Ingredients

  • 8 ounces mascarpone cheese, softened
  • 8 ounces cream cheese, softened
  • 1 cup basil pesto (drained of excess liquid)
  • 1 cup sun-dried tomato pesto (drained of excess liquid)
  • 2 tablespoons pine nuts, toasted
  • 1 sprig fresh basil
  • cracker, and toasted baguette slices

Method

  • In a mixer or with wooden spoon, blend softened cheeses until smooth.
  • Line a 7-inch loaf pan with enough dampened cheese cloth to hang over each side of the pan.
  • With moist spatula, spread 1/3 cheese mixture in pan until evenly covered.

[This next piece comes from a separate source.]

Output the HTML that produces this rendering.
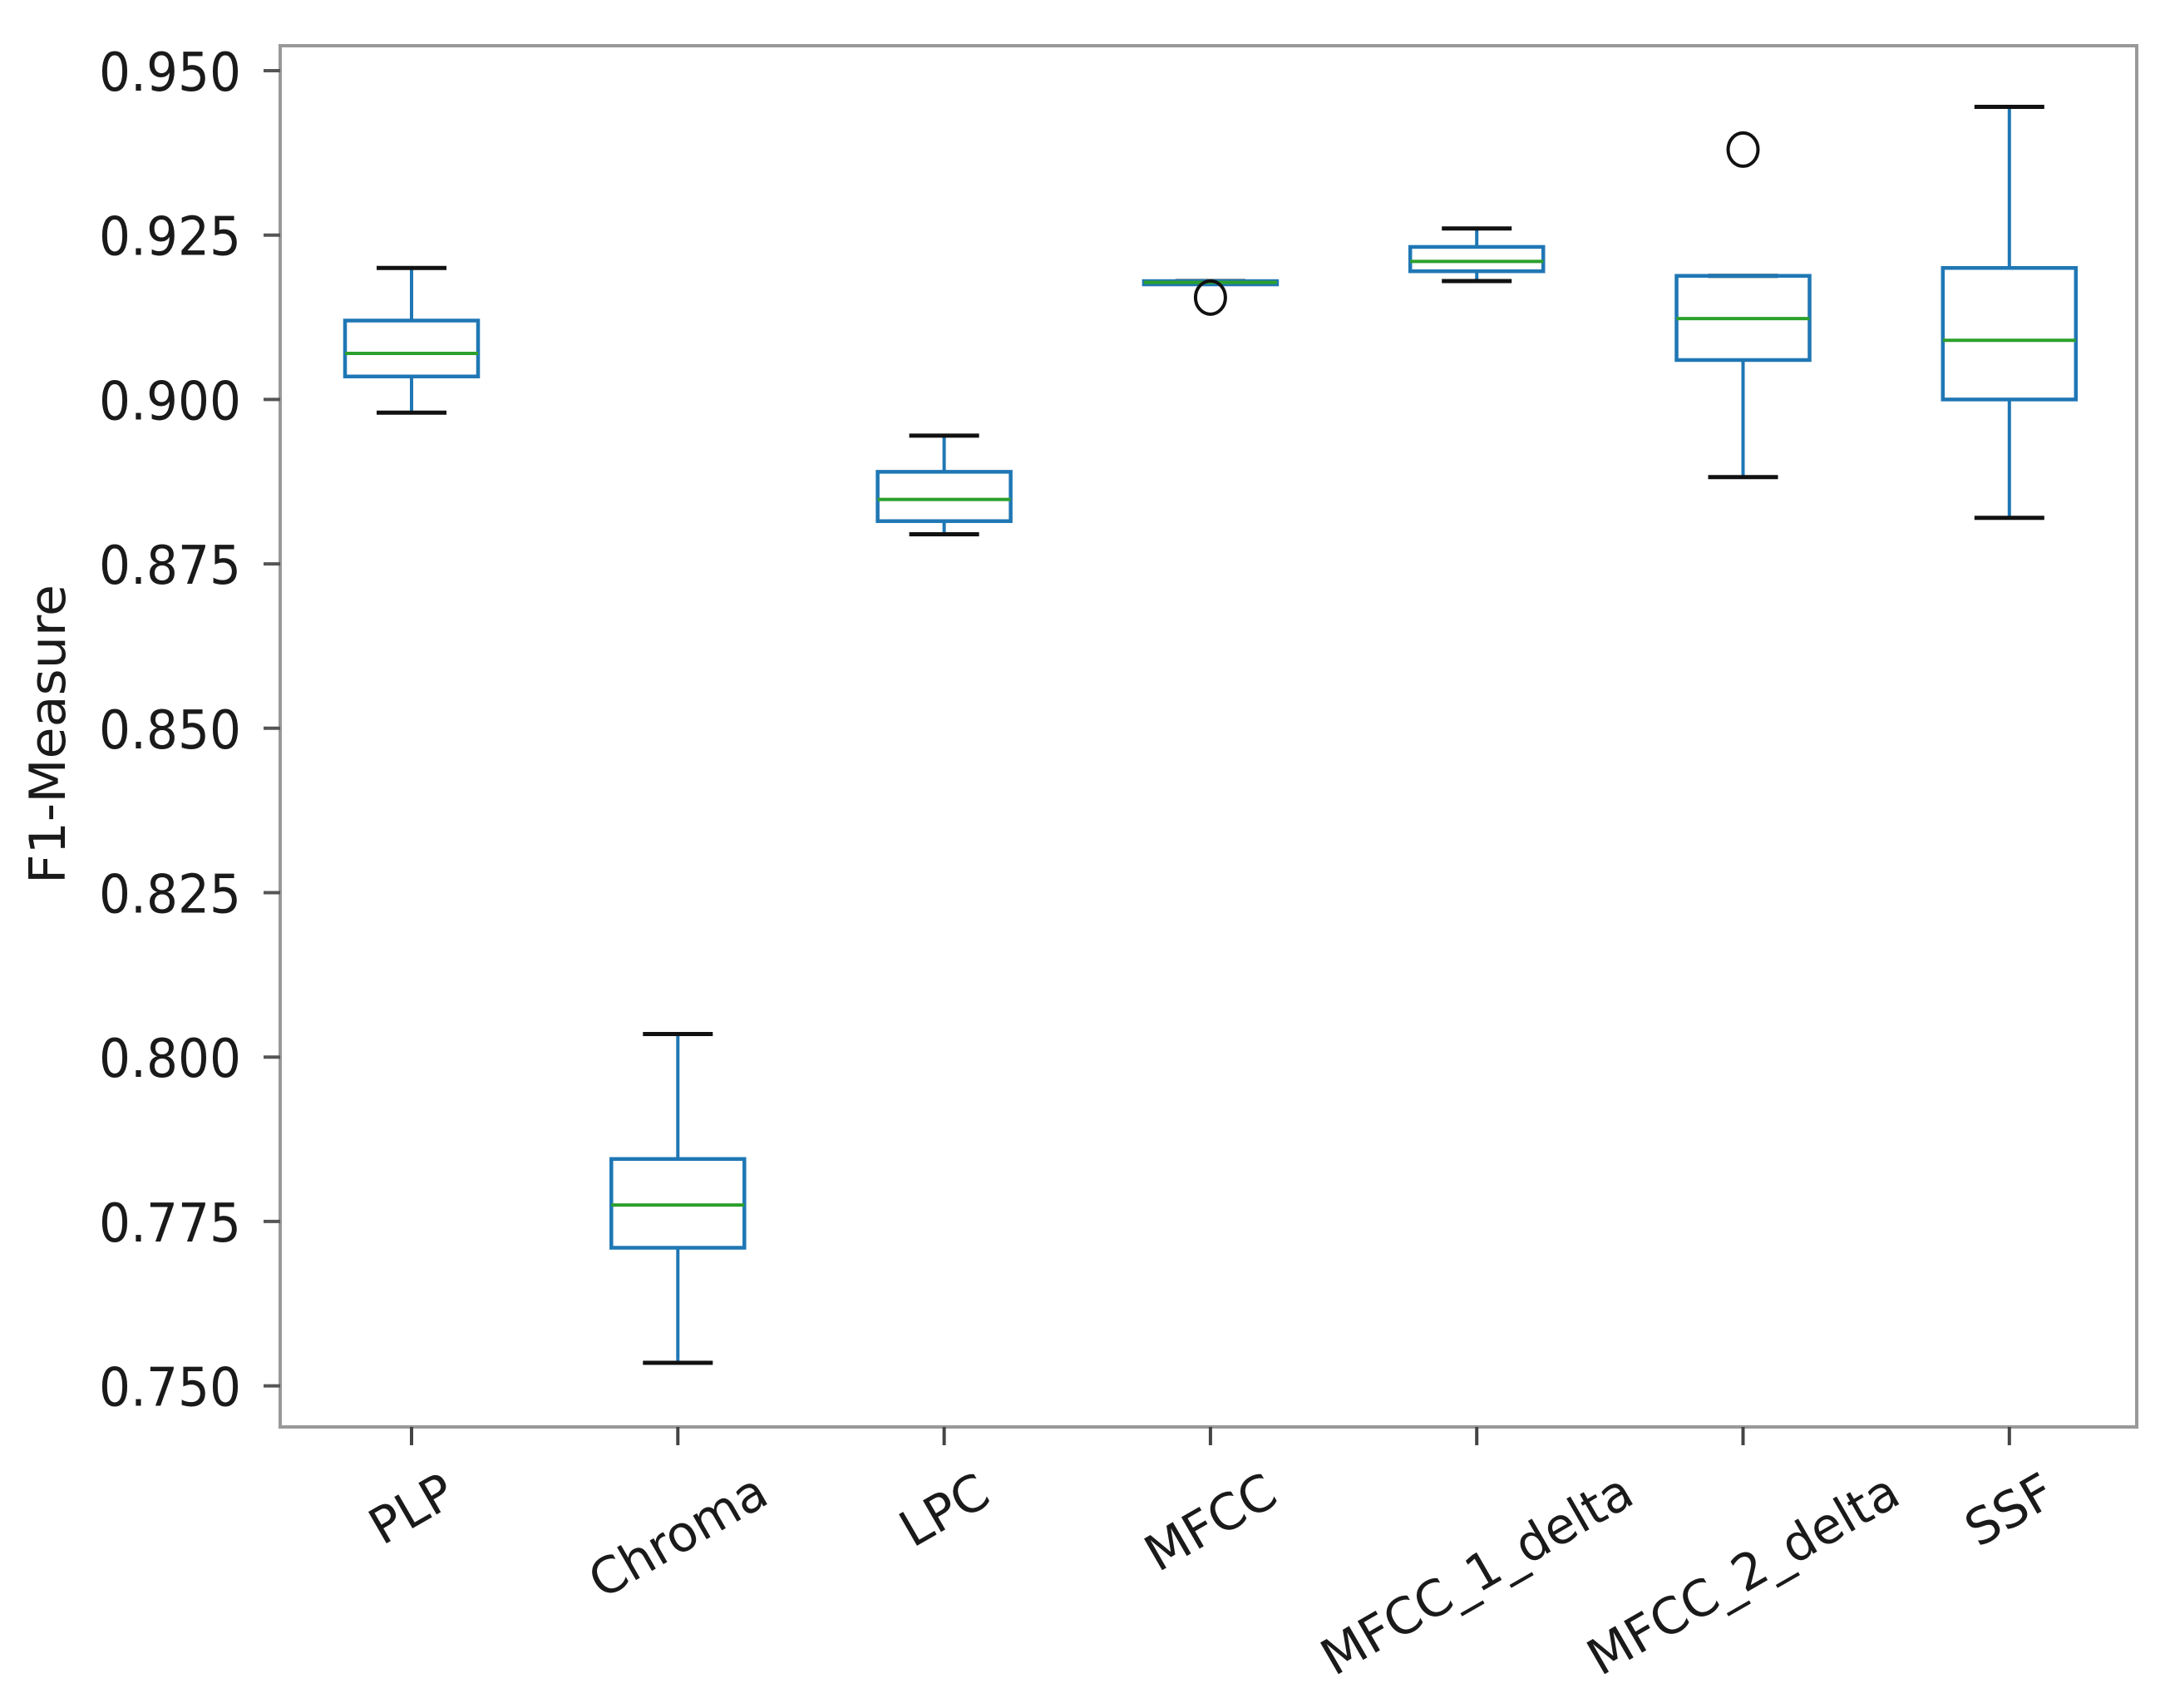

Top with basil pesto, careful not to blend with cheese.
  • Top with 1/3 cheese mixture by dropping small spoonfuls over previous layer and carefully spreading.
  • Then spread the sun-dried tomato pesto and top with the remaining 1/3 of cheese mixture until evenly covered.
  • Fold cheese cloth over top of cheese.
  • Wrap in foil and refrigerate overnight.
  • To serve, remove foil and cheese cloth carefully and invert onto serving platter.
  • Top with pine nuts and fresh basil sprig.
  • Serve at room temperature with plain crackers and toasted baguette slices.